■ **TASK DETAILS**:
Quote all lines below exactly. Images stay out.

■ **MATERIAL PROVIDED**:

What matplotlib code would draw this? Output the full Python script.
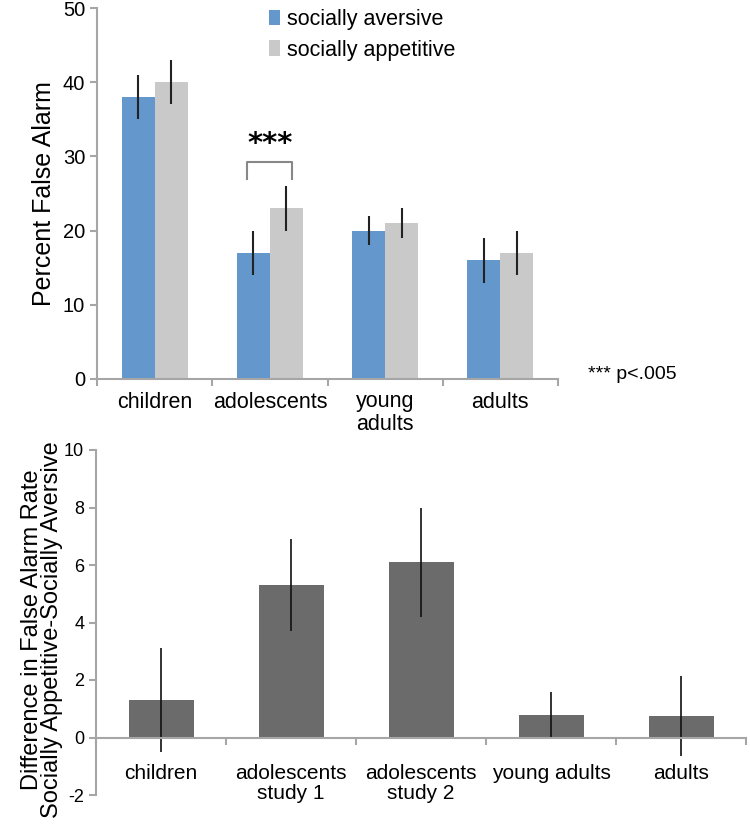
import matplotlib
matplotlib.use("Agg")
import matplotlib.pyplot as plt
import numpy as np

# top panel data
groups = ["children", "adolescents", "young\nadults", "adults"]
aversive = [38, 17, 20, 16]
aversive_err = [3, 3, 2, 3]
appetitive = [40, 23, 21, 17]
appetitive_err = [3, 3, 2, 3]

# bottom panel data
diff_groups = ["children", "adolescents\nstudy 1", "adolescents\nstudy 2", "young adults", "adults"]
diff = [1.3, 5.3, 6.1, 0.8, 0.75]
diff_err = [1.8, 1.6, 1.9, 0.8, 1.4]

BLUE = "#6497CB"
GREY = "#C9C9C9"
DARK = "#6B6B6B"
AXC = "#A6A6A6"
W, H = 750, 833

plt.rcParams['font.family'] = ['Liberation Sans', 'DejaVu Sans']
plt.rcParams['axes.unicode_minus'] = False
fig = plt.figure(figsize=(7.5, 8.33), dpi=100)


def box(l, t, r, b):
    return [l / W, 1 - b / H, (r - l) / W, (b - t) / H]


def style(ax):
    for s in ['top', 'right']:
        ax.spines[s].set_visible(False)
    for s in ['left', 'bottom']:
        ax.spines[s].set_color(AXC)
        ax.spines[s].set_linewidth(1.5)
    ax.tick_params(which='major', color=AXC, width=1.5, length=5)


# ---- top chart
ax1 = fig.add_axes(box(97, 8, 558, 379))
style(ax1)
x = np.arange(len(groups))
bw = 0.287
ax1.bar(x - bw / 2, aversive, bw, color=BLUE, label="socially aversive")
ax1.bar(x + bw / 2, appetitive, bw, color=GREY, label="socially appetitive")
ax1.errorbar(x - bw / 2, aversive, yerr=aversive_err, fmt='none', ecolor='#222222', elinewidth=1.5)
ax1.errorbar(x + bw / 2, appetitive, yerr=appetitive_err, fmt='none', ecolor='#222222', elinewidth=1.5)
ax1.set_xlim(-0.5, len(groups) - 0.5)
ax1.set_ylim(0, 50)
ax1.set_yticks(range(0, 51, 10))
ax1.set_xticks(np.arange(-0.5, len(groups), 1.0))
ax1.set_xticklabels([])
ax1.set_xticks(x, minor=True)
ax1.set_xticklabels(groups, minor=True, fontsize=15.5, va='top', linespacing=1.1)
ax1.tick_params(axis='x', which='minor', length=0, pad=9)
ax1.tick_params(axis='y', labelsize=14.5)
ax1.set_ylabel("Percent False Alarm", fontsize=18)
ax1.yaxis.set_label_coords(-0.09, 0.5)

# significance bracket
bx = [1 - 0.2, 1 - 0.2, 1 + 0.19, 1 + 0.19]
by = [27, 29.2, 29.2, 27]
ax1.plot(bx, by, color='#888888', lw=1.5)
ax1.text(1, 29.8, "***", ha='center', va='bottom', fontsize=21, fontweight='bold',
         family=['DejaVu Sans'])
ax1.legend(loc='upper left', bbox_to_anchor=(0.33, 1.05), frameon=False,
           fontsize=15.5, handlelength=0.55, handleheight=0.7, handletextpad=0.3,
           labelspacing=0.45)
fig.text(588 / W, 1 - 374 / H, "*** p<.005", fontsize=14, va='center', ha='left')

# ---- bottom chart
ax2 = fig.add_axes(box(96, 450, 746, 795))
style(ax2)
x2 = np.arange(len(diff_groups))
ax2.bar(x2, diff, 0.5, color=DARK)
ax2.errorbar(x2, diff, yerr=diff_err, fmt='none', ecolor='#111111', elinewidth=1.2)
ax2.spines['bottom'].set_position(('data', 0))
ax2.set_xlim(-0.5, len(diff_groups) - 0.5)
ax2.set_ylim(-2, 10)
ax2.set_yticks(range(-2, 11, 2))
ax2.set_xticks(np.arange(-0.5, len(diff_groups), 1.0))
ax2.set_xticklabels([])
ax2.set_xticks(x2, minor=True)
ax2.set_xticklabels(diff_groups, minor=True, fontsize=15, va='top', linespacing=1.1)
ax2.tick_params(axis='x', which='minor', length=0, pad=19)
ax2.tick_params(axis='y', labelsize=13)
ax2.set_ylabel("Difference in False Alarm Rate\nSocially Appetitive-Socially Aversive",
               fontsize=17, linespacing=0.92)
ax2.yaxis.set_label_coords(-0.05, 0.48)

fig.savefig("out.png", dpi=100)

■ **ANSWER FOR THIS EXERCISE**:
What matplotlib code would draw this? Output the full Python script.
import matplotlib
matplotlib.use("Agg")
import matplotlib.pyplot as plt
import numpy as np

# top panel data
groups = ["children", "adolescents", "young\nadults", "adults"]
aversive = [38, 17, 20, 16]
aversive_err = [3, 3, 2, 3]
appetitive = [40, 23, 21, 17]
appetitive_err = [3, 3, 2, 3]

# bottom panel data
diff_groups = ["children", "adolescents\nstudy 1", "adolescents\nstudy 2", "young adults", "adults"]
diff = [1.3, 5.3, 6.1, 0.8, 0.75]
diff_err = [1.8, 1.6, 1.9, 0.8, 1.4]

BLUE = "#6497CB"
GREY = "#C9C9C9"
DARK = "#6B6B6B"
AXC = "#A6A6A6"
W, H = 750, 833

plt.rcParams['font.family'] = ['Liberation Sans', 'DejaVu Sans']
plt.rcParams['axes.unicode_minus'] = False
fig = plt.figure(figsize=(7.5, 8.33), dpi=100)


def box(l, t, r, b):
    return [l / W, 1 - b / H, (r - l) / W, (b - t) / H]


def style(ax):
    for s in ['top', 'right']:
        ax.spines[s].set_visible(False)
    for s in ['left', 'bottom']:
        ax.spines[s].set_color(AXC)
        ax.spines[s].set_linewidth(1.5)
    ax.tick_params(which='major', color=AXC, width=1.5, length=5)


# ---- top chart
ax1 = fig.add_axes(box(97, 8, 558, 379))
style(ax1)
x = np.arange(len(groups))
bw = 0.287
ax1.bar(x - bw / 2, aversive, bw, color=BLUE, label="socially aversive")
ax1.bar(x + bw / 2, appetitive, bw, color=GREY, label="socially appetitive")
ax1.errorbar(x - bw / 2, aversive, yerr=aversive_err, fmt='none', ecolor='#222222', elinewidth=1.5)
ax1.errorbar(x + bw / 2, appetitive, yerr=appetitive_err, fmt='none', ecolor='#222222', elinewidth=1.5)
ax1.set_xlim(-0.5, len(groups) - 0.5)
ax1.set_ylim(0, 50)
ax1.set_yticks(range(0, 51, 10))
ax1.set_xticks(np.arange(-0.5, len(groups), 1.0))
ax1.set_xticklabels([])
ax1.set_xticks(x, minor=True)
ax1.set_xticklabels(groups, minor=True, fontsize=15.5, va='top', linespacing=1.1)
ax1.tick_params(axis='x', which='minor', length=0, pad=9)
ax1.tick_params(axis='y', labelsize=14.5)
ax1.set_ylabel("Percent False Alarm", fontsize=18)
ax1.yaxis.set_label_coords(-0.09, 0.5)

# significance bracket
bx = [1 - 0.2, 1 - 0.2, 1 + 0.19, 1 + 0.19]
by = [27, 29.2, 29.2, 27]
ax1.plot(bx, by, color='#888888', lw=1.5)
ax1.text(1, 29.8, "***", ha='center', va='bottom', fontsize=21, fontweight='bold',
         family=['DejaVu Sans'])
ax1.legend(loc='upper left', bbox_to_anchor=(0.33, 1.05), frameon=False,
           fontsize=15.5, handlelength=0.55, handleheight=0.7, handletextpad=0.3,
           labelspacing=0.45)
fig.text(588 / W, 1 - 374 / H, "*** p<.005", fontsize=14, va='center', ha='left')

# ---- bottom chart
ax2 = fig.add_axes(box(96, 450, 746, 795))
style(ax2)
x2 = np.arange(len(diff_groups))
ax2.bar(x2, diff, 0.5, color=DARK)
ax2.errorbar(x2, diff, yerr=diff_err, fmt='none', ecolor='#111111', elinewidth=1.2)
ax2.spines['bottom'].set_position(('data', 0))
ax2.set_xlim(-0.5, len(diff_groups) - 0.5)
ax2.set_ylim(-2, 10)
ax2.set_yticks(range(-2, 11, 2))
ax2.set_xticks(np.arange(-0.5, len(diff_groups), 1.0))
ax2.set_xticklabels([])
ax2.set_xticks(x2, minor=True)
ax2.set_xticklabels(diff_groups, minor=True, fontsize=15, va='top', linespacing=1.1)
ax2.tick_params(axis='x', which='minor', length=0, pad=19)
ax2.tick_params(axis='y', labelsize=13)
ax2.set_ylabel("Difference in False Alarm Rate\nSocially Appetitive-Socially Aversive",
               fontsize=17, linespacing=0.92)
ax2.yaxis.set_label_coords(-0.05, 0.48)

fig.savefig("out.png", dpi=100)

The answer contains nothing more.